A brief analysis of the Agreement serves to show that it provides for the solution of most of the problems which may arise between the parties, including “the unforeseeable.” Paragraph 78 provides that it “shall be the function of the arbiter” to make “a decision in writing to the parties” after “due investigation and weighing of evidence and within thirty (30) days after final submission of the case.” The time of “final submission” of a case, then, would determine the beginning of the thirty-day period. Paragraph 77 authorizes the arbitrator “at his discretion” to permit the parties “to submit and exchange supplemental briefs following the hearing” and whether such briefs contain new evidence requiring the case to be referred back to Step 3 of the grievance procedure is a matter left to “the judgment of the arbiter.” Paragraph 74 of the Agreement provides that “the decision of the arbiter shall be final and binding upon the parties.”
The only matters specifically excluded from arbitration by the terms of the Agreement are those listed in paragraph 72 and pertain to “wages, working hours, production standards or health and safety.”

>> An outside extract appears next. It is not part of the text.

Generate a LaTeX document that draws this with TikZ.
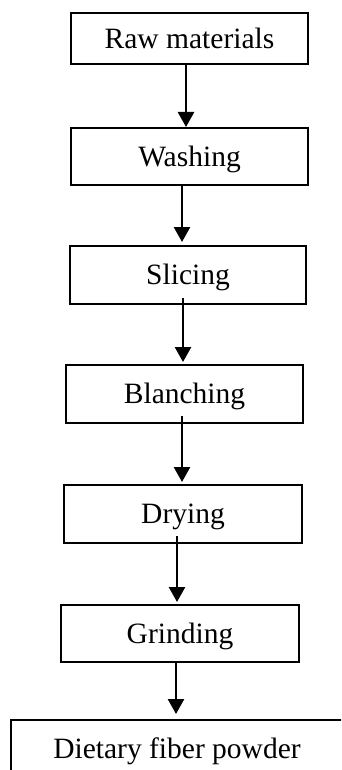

The Supreme Court stated, in Warrior and Gulf, that all matters not specifically excluded by contract were subject to arbitration :
“Apart from matters that the parties specifically exclude, all of the questions on which the parties disagree must therefore come within the scope of the grievance and arbitration provisions of the collective agreement. The grievance procedure is, in other words, a part of the continuous collective bargaining process. It, rather than a strike, is the terminal point of a disagreement.” Id., 363 U.S. at page 581, 80 S.Ct. at page 1352.

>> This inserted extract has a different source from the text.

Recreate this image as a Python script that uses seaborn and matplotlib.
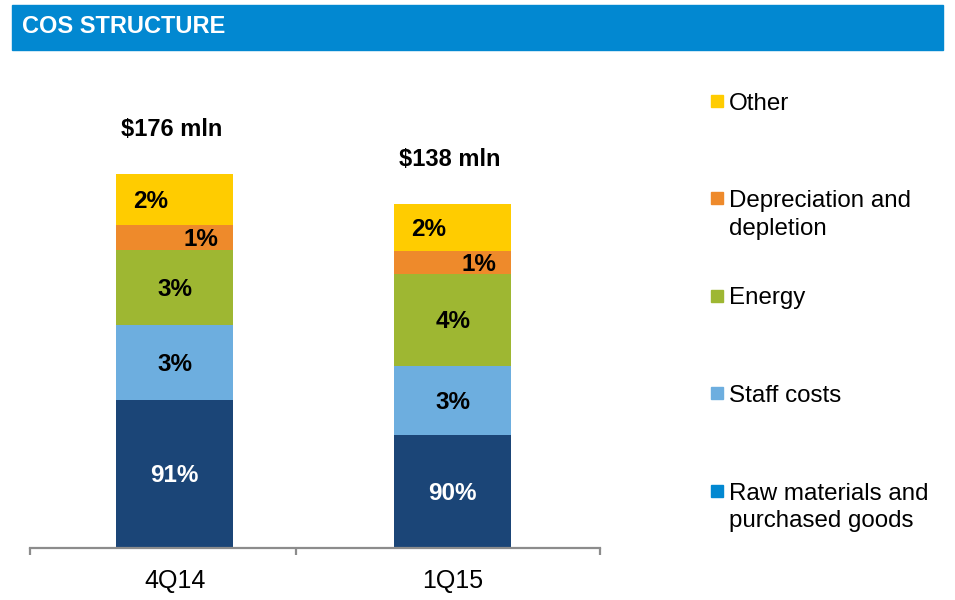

The Court is of the opinion that the arbitrator was acting within the scope of his authority under the Agreement in deciding all of the matters submitted to him for arbitration, including such incidental procedural questions as whether to accept and consider proffered supplemental briefs and when the case would be deemed to be finally submitted. If a decision should be necessary as to whether paragraph 78 of the Agreement is merely directory, or renders null and void, per se, a ruling on a matter made more than thirty days after final submission, that, too, would be made by the arbitrator, not the courts, since it involves an interpretation of the Agreement. In the Enterprise Wheel case, supra, the Court said at page 599 of 363 U.S., at page 1362 of 80 S.Ct.:
“It is the arbitrator’s construction which was bargained for; and so far as the arbitrator’s decision concerns construction of the contract, the courts have no business overruling him because their interpretation of the contract is different from his.”

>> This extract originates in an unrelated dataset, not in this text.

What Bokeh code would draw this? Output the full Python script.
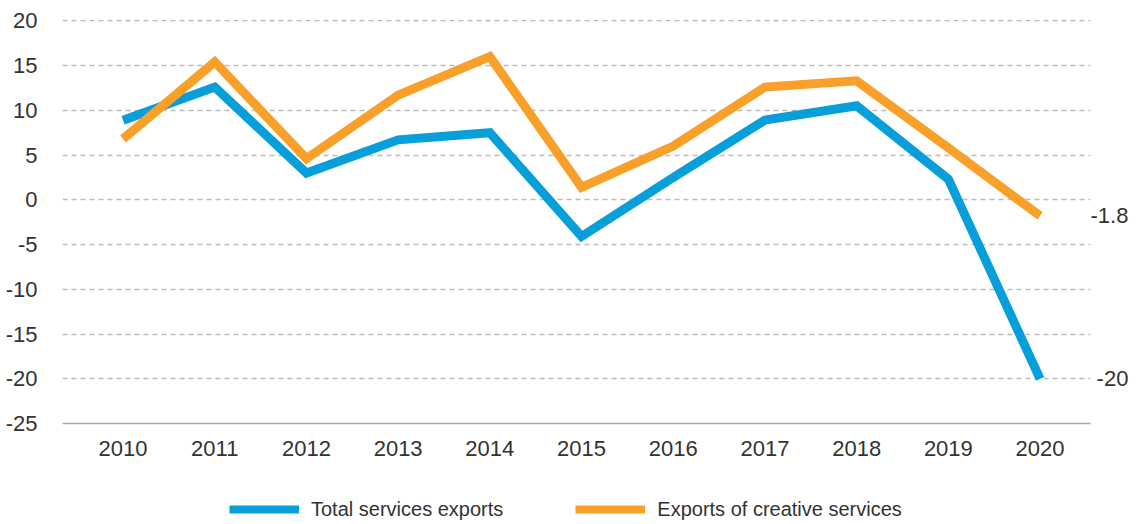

The limited scope of judicial intervention into the grievance and arbitration procedures established by collective bargaining agreements was emphasized by' the Supreme Court in the American Manufacturing Co. case, supra, 363 U.S. at page 567, 80 S.Ct. 1346:
“The function of the court is very limited when the parties have agreed to submit all questions of contract interpretation to the arbitrator. It is confined to ascertaining whether the party seeking arbitration is making a claim which on its face is governed by the contract. Whether the moving party is right or wrong is a question of contract interpretation for the arbitrator. In these circumstances the moving party should not be deprived of the arbitrator’s judgment, when it was his judgment*847 and all that it connotes that Was bargained for.”
And in Warrior and Gulf the Court said, at page 582 of 363 U.S., at page 1353 of 80 S.Ct.:
“ * * * the judicial inquiry under § 301 must be strictly confined to the question whether the reluctant party did agree to arbitrate the grievance or agreed to give the arbitrator power to make the award he made. An order to arbitrate the particular grievance should not be denied unless it may be said with positive assurance that the arbitration clause is not susceptible of an interpretation that covers the asserted dispute. Doubts should be resolved in favor of coverage.”
. Here, it cannot be said with any assurance that the arbitration clauses of the Agreement are not susceptible of an interpretation which covers all of the questions raised by the complaint herein. In the event that the questions raised involve a dispute between the Company and the Union, rather than between the Company and its employees, resort may be had to paragraph 71 of the Agreement which provides for such grievances to be filed at Step 3.
Inasmuch as the plaintiff’s charges of irregularities in the arbitration proceedings all are matters which themselves are subject to arbitration under the Agreement, it is not necessary to decide whether this Court would have jurisdiction under the provisions of Section 2711,10 of the Ohio Revised Code or 9 U.S.C.A. § 1 et seq.
There being no issue as to any material fact herein and plaintiff’s motion for summary judgment vacating the arbitration award having been considered on its merits, said motion will be denied and the complaint dismissed.
The defendant’s statement in its brief opposing the motion (pages 64-66) that, as a matter of law, it is entitled to summary judgment sustaining the validity of the award will be treated as a motion to that effect. The Court having determined that the validity of the award, under the facts of this case, is a matter to be resolved under the grievance procedures of the Agreement, the defendant’s motion will be overruled and the counterclaim dismissed.
. Although the Complaint has not been amended since removal to invoke this statute, plaintiff asserts on page 1 of its brief that “its motion to vacate may be properly founded upon Section 10 of the United States Arbitration Act, 9 U.S.C.A. § 10.”